Illustrated Concepts

Opposite charges attract each other and like charges repel each other.

What You Need

What To Do

  1. Make sure you have an adult with you to supervise this experiment.

  2. Blow up both balloons and tie their ends. Label one balloon "A" and the other "B".

  3. Tie each string to the end of a balloon. Tape the other ends of the strings to the ceiling. The balloons should hang approximately half a foot apart.

  4. Make a hypothesis! The balloons should be hanging still now. What do you think will happen if you rub the plastic wrap on balloon A? What will happen when you rub balloon B on your hair?

  5. Rub some plastic wrap briskly against balloon A and then release it so that it hangs freely. What happens?

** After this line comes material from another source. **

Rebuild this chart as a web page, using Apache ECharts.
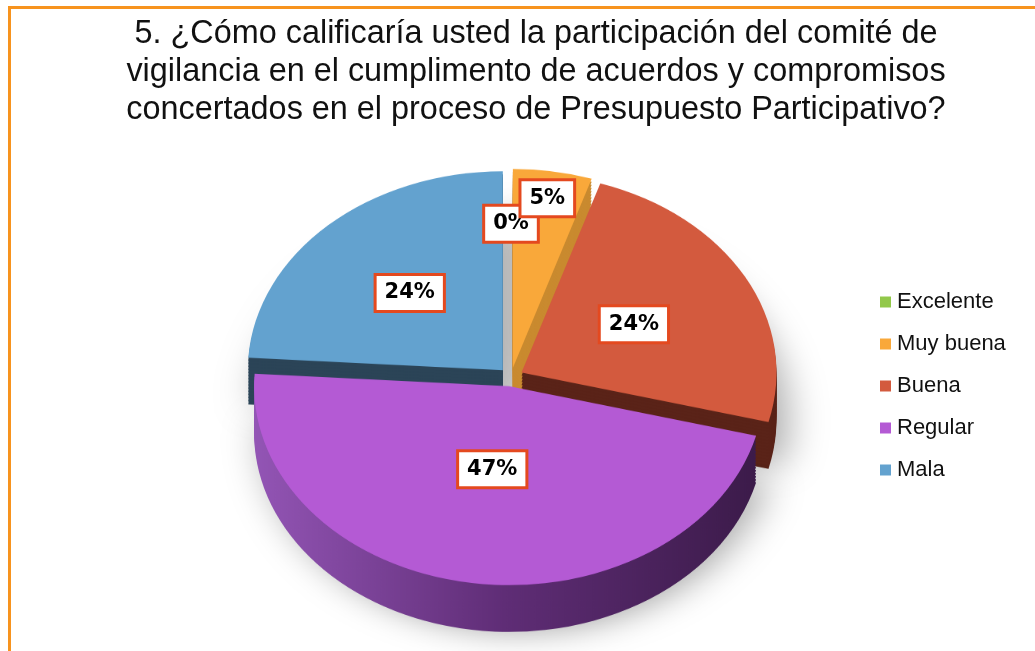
<!DOCTYPE html>
<html>
<head>
<meta charset="utf-8">
<script src="https://cdn.jsdelivr.net/npm/echarts@6/dist/echarts.min.js"></script>
<style>
  html, body { margin: 0; padding: 0; background: #fff; overflow: hidden; }
  #stage { position: relative; width: 1035px; height: 651px; overflow: hidden; }
  #frame { position: absolute; left: 8px; top: 6px; width: 1100px; height: 700px;
           border-top: 3px solid #F7931E; border-left: 3px solid #F7931E; }
  #pie3d { position: absolute; left: 0; top: 0; width: 1035px; height: 900px;
           transform: scaleY(0.78); transform-origin: 511px 377px; }
  #main { position: absolute; left: 0; top: 0; width: 1035px; height: 651px; }
</style>
</head>
<body>
<div id="stage">
  <div id="frame"></div>
  <div id="pie3d"></div>
  <div id="main"></div>
</div>
<script>
const categories = ['Excelente', 'Muy buena', 'Buena', 'Regular', 'Mala']
const percents = [0, 5, 24, 47, 24]

const titleText = '5. ¿Cómo calificaría usted la participación del comité de\n' +
  'vigilancia en el cumplimento de acuerdos y compromisos\n' +
  'concertados en el proceso de Presupuesto Participativo?'

// look
const colors = ['#92C84A', '#F9A83A', '#D35A3E', '#B45AD4', '#63A2CF']
const purpleSide = new echarts.graphic.LinearGradient(0, 0, 1, 0, [
  { offset: 0, color: '#9355B5' },
  { offset: 0.5, color: '#5F2D76' },
  { offset: 1, color: '#3C1B4A' }
])
const sideColors = ['#C4C4C4', '#C98A2F', '#5A2318', purpleSide, '#2B4457']
// label distance from centre, as a share of the radius
const labelRadius = [0.77, 0.91, 0.55, 0.47, 0.58]

const CX = 511
const CY = 377
const R = 255
const SQUASH = 0.78
const DEPTH = 60
const EXPLODE = 12

const pieData = (palette, extra) => categories.map((name, i) => ({
  name,
  value: percents[i],
  selected: true,
  itemStyle: Object.assign({ color: palette[i] }, extra || {})
}))

// mid angle of each slice (clockwise from 12 o'clock), same as the pie's startAngle 90
const total = percents.reduce((a, b) => a + b, 0)
const midAngles = []
let acc = 0
percents.forEach(v => {
  midAngles.push((acc + v / 2) / total * Math.PI * 2)
  acc += v
})

// bottom chart: tilted pie, squashed with css
const pieChart = echarts.init(document.getElementById('pie3d'), null, { renderer: 'canvas' })
const layers = []
for (let d = DEPTH; d > 0; d -= 4) {
  layers.push({
    type: 'pie',
    silent: true,
    center: [CX, CY + d],
    radius: R,
    startAngle: 90,
    selectedMode: 'multiple',
    selectedOffset: EXPLODE,
    label: { show: false },
    labelLine: { show: false },
    emphasis: { disabled: true },
    itemStyle: d === DEPTH
      ? { shadowBlur: 40, shadowColor: 'rgba(0,0,0,0.35)', shadowOffsetX: 10 }
      : {},
    data: pieData(sideColors)
  })
}
layers.push({
  type: 'pie',
  silent: true,
  center: [CX, CY],
  radius: R,
  startAngle: 90,
  selectedMode: 'multiple',
  selectedOffset: EXPLODE,
  label: { show: false },
  labelLine: { show: false },
  emphasis: { disabled: true },
  data: pieData(colors)
})
pieChart.setOption({ animation: false, series: layers })

// top chart: title, legend, labels
const chart = echarts.init(document.getElementById('main'), null, { renderer: 'canvas' })
chart.setOption({
  animation: false,
  title: {
    text: titleText,
    left: 536,
    top: 15,
    textAlign: 'center',
    padding: 0,
    textStyle: {
      fontFamily: 'Liberation Sans',
      fontSize: 32.4,
      fontWeight: 'normal',
      lineHeight: 38,
      color: '#111'
    }
  },
  legend: {
    orient: 'vertical',
    left: 875,
    top: 286,
    icon: 'rect',
    itemWidth: 11,
    itemHeight: 11,
    itemGap: 20,
    selectedMode: false,
    data: categories.map((name, i) => ({ name, itemStyle: { color: colors[i], opacity: 1 } })),
    textStyle: {
      fontFamily: 'Liberation Sans',
      fontSize: 22,
      lineHeight: 22,
      color: '#111',
      padding: [0, 0, 0, 1]
    }
  },
  series: [
    {
      type: 'pie',
      center: [CX, CY],
      radius: R,
      startAngle: 90,
      silent: true,
      avoidLabelOverlap: false,
      emphasis: { disabled: true },
      labelLine: { show: false },
      label: {
        show: true,
        position: 'outside',
        formatter: p => p.value + '%',
        fontFamily: 'DejaVu Sans',
        fontWeight: 'bold',
        fontSize: 21,
        lineHeight: 24,
        color: '#000',
        backgroundColor: '#fff',
        borderColor: '#E4491F',
        borderWidth: 3,
        padding: [5, 8]
      },
      labelLayout: function (p) {
        const a = midAngles[p.dataIndex]
        const r = labelRadius[p.dataIndex] * R
        return {
          x: CX + r * Math.sin(a),
          y: CY - r * Math.cos(a) * SQUASH,
          align: 'center',
          verticalAlign: 'middle'
        }
      },
      data: pieData(categories.map(() => 'rgba(0,0,0,0)'))
    }
  ]
})
</script>
</body>
</html>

  6. Now rub both balloons A and B on your hair. What happens now? Was your hypothesis correct? Can you explain what is happening here in terms of the charges on the balloons?

  7. Clean up.

 

What's Happening

Both balloons started out with equal amounts of positive and negative charge; they were neutral. By rubbing the plastic wrap against balloon A, negatively-charged electrons moved from the balloon to the plastic wrap, leaving behind more positive charge than negative on balloon A. Balloon B remains neutral, but the negatively-charged electrons in B are attracted by the positive charge of balloon A, so some electrons move to the side of balloon B that is closest to A. Opposite charges attract; the negative electrons in balloon B attract the positive charge of balloon A so the two balloons move closer together.

Rubbing the balloons on your hair causes electrons to move from your hair to the balloon. Now, both balloons A and B are negatively charged. Like charges repel; the electrons in balloons A repel the electrons in balloon B so the two balloons move farther apart from each other.

Fun Fact

Every second, 50 to 100 lightning bolts strike the ground worldwide.